A four-year reauthorization of the Federal Aviation Admin., clearing funds
for airport maintenance and expansion, along with navigation system upgrades.
Some budget bills. But stopgap funding measures will again be necessary
to keep the government open when the fiscal year starts Oct. 1…just before elections.
ENERGY A reassessment of earthquake risk will prompt a new look at nuclear reactors
in the East and Midwest, long assumed to occupy safe ground. It turns out
that those regions are more prone to seismic events than was previously realized.
At least a handful of plants will require safety upgrades of some sort...
anything from using more steel and concrete to improving electronic control systems.
No final verdict on plant safety for about four years. Meanwhile, new nukes
are on track. Models OK’d by regulators feature more-advanced safety systems.
Rules from Calif. will alter the future makeup of the U.S. auto fleet.
By 2025, state regulators say, about 15% of new cars there must be electric
or run on hydrogen. Ten more states, mostly in the Northeast, will also adopt the rule.
Those states combined represent about one-quarter of the U.S. automobile market.
The mandate will be a heavy lift for car dealers, who worry that consumers
won’t shell out for the clean but costly technologies. Hybrid cars account for 2%
of sales, with most buyers opting for thrifty conventional models to save at the pump.
But some wrinkles in the rules will soften their impact a bit. Automakers
will get extra credit for beating future mileage targets, effectively lowering the quotas.
And participating states will likely offer sweeteners, such as subsidies to boost sales.
Order online at or call toll free 1-888-532-6789.
METALS Expect plenty of volatility in metals commodities over the next few years.
The prospect of weakening economies abroad recently sent prices plunging,
only to rebound when the Federal Reserve promised low interest rates deep into 2014.
Investors hedging against a soft dollar promptly piled into copper and other metals.
Figure on prices falling over the next few months, as declining demand
wins out over traders’ fears of a sinking dollar. Though the Fed’s easy-money stance
seems like a classic recipe for commodity inflation, the worsening global economy
that prompted the move is the real story. And that’s not bullish for industrial metals.
Likely to ease in the short run: Zinc, as supplies build and demand wanes.
The current price of about $2,100 per ton could fall as low as $1,800 this quarter.
And maybe copper, as global supply and demand finally come into balance.
Today’s price of $8,400 a ton could drift a bit lower as Chinese manufacturing cools.
Holding fairly steady: Steel, with not much change from today’s $510 a ton
for ingots. The slowdown in European auto production and China’s building sector
ought to keep demand for most steel products muted during the first half of 2012.
And aluminum. Oversupply is prompting producers to curb mill output.
But in the longer term, some sharp price spikes loom as global demand
comes back and supply chain problems for certain metals crimp mine production.

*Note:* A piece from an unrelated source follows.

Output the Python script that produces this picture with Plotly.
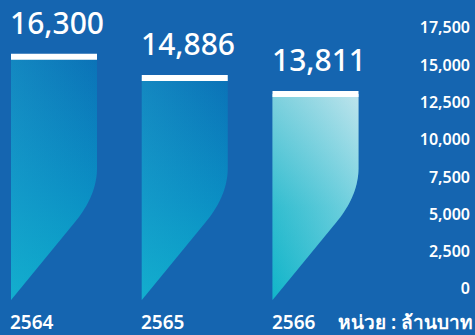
import plotly.graph_objects as go

# ---- data ----
years = ["2564", "2565", "2566"]
values = [16300, 14886, 13811]
tick_vals = [0, 2500, 5000, 7500, 10000, 12500, 15000, 17500]
tick_text = ["0", "2,500", "5,000", "7,500", "10,000", "12,500", "15,000", "17,500"]
unit_label = "หน่วย : ล้านบาท"

# ---- style ----
BG = "rgb(21,101,176)"
FONT = "Noto Sans, Open Sans, sans-serif"
W, H = 475, 335
ML, MR, MT, MB = 0, 2, 0, 35
PX_PER_X = 130.75
X0_PX = 54.0
PX_PER_Y = 0.01492
plot_w = W - ML - MR
plot_h = H - MT - MB
x_range = [-X0_PX / PX_PER_X, (plot_w - X0_PX) / PX_PER_X]
y_range = [0, plot_h / PX_PER_Y]
half_w = 43.0 / PX_PER_X

# bar cut-out shape (style constants, in px relative to bar bottom-left)
BAR_PX = 86.0
CUT_TOP = 132.0
CTRL = (86.0, 104.8)
CUT_END = (64.0, 78.0)

grads = [
    dict(v=[[0, "#0aa9ca"], [0.45, "#0a8dc3"], [1, "#0b72b7"]],
         h=[[0, "rgba(40,185,215,0.30)"], [1, "rgba(40,185,215,0.0)"]]),
    dict(v=[[0, "#0aa9ca"], [0.45, "#0a8dc3"], [1, "#0b72b7"]],
         h=[[0, "rgba(40,185,215,0.30)"], [1, "rgba(40,185,215,0.0)"]]),
    dict(v=[[0, "#10b5ca"], [0.45, "#3fc1d3"], [1, "#acdde7"]],
         h=[[0, "rgba(20,180,200,0.30)"], [1, "rgba(225,242,247,0.35)"]]),
]


def bar_polygon(i, v):
    left = i - half_w

    def to_data(X, Y):
        return left + X / PX_PER_X, Y / PX_PER_Y

    xs, ys = [], []
    pts = [(0, v * PX_PER_Y), (BAR_PX, v * PX_PER_Y), (BAR_PX, CUT_TOP)]
    p0 = (BAR_PX, CUT_TOP)
    for k in range(1, 21):
        t = k / 20
        bx = (1 - t) ** 2 * p0[0] + 2 * (1 - t) * t * CTRL[0] + t ** 2 * CUT_END[0]
        by = (1 - t) ** 2 * p0[1] + 2 * (1 - t) * t * CTRL[1] + t ** 2 * CUT_END[1]
        pts.append((bx, by))
    pts.append((0, 0))
    pts.append((0, v * PX_PER_Y))
    for X, Y in pts:
        dx, dy = to_data(X, Y)
        xs.append(dx)
        ys.append(dy)
    return xs, ys


fig = go.Figure()
for i, (yr, v) in enumerate(zip(years, values)):
    xs, ys = bar_polygon(i, v)
    g = grads[i]
    fig.add_trace(go.Scatter(
        x=xs, y=ys, fill="toself", mode="none", hoverinfo="skip", showlegend=False,
        fillgradient=dict(type="vertical", colorscale=g["v"], start=0, stop=v),
    ))
    fig.add_trace(go.Scatter(
        x=xs, y=ys, fill="toself", mode="none", hoverinfo="skip", showlegend=False,
        fillgradient=dict(type="horizontal", colorscale=g["h"],
                          start=i - half_w, stop=i + half_w),
    ))
    fig.add_trace(go.Scatter(
        x=[i - half_w, i + half_w], y=[v, v], mode="lines",
        line=dict(color="white", width=6), hoverinfo="skip", showlegend=False,
    ))
    fig.add_annotation(
        x=i - half_w, y=v, xref="x", yref="y", text=f"{v:,}", showarrow=False,
        xanchor="left", yanchor="bottom", yshift=12, xshift=-3,
        font=dict(family=FONT, size=30, color="white", weight=500),
    )
    fig.add_annotation(
        x=i - half_w, y=0, xref="x", yref="y", text=yr, showarrow=False,
        xanchor="left", yanchor="middle", yshift=-22, xshift=-3,
        font=dict(family=FONT, size=19, color="white", weight=600),
    )

fig.add_annotation(
    x=1, y=0, xref="paper", yref="paper", text=unit_label, showarrow=False,
    xanchor="right", yanchor="middle", yshift=-22, xshift=2,
    font=dict(family=FONT, size=19, color="white", weight=600),
)

fig.update_layout(
    width=W, height=H,
    margin=dict(l=ML, r=MR, t=MT, b=MB),
    paper_bgcolor=BG, plot_bgcolor=BG,
    showlegend=False,
    xaxis=dict(range=x_range, visible=False, fixedrange=True),
    yaxis=dict(
        range=y_range, side="right", tickvals=tick_vals, ticktext=tick_text,
        ticklabelposition="inside top", showgrid=False, zeroline=False,
        showline=False, ticks="",
        tickfont=dict(family=FONT, size=16, color="white", weight=600),
    ),
)

fig.write_html("out.html")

Copper has the most room to grow because of the declining quality of ore
at large, established mines and the high cost of opening new ones. Plus labor strife
at mines in developing countries is bound to jack up producers’ extraction costs.
In 2013, expect prices of the red metal to threaten the peak recorded in early 2011
and then keep climbing in 2014. Copper scrap will be in particularly high demand.
Nickel will also see big gains. Anticipated major infrastructure build-outs
in the oil and gas sector will require high-grade stainless steel. Ditto for future cars,
as automakers looking to cut vehicle weight increasingly rely on high-strength steel.
CURRENCY Harder-to-forge greenbacks are coming. Uncle Sam is going to war
against counterfeiters using new technology to produce more phony bills.
The G-men are mulling new inks and paper, bigger watermarks and the like.
The feds say about $2.6 billion of funny money is in use, prompting the push
for easier detection. It’s bad news for crooks but good news for honest merchants.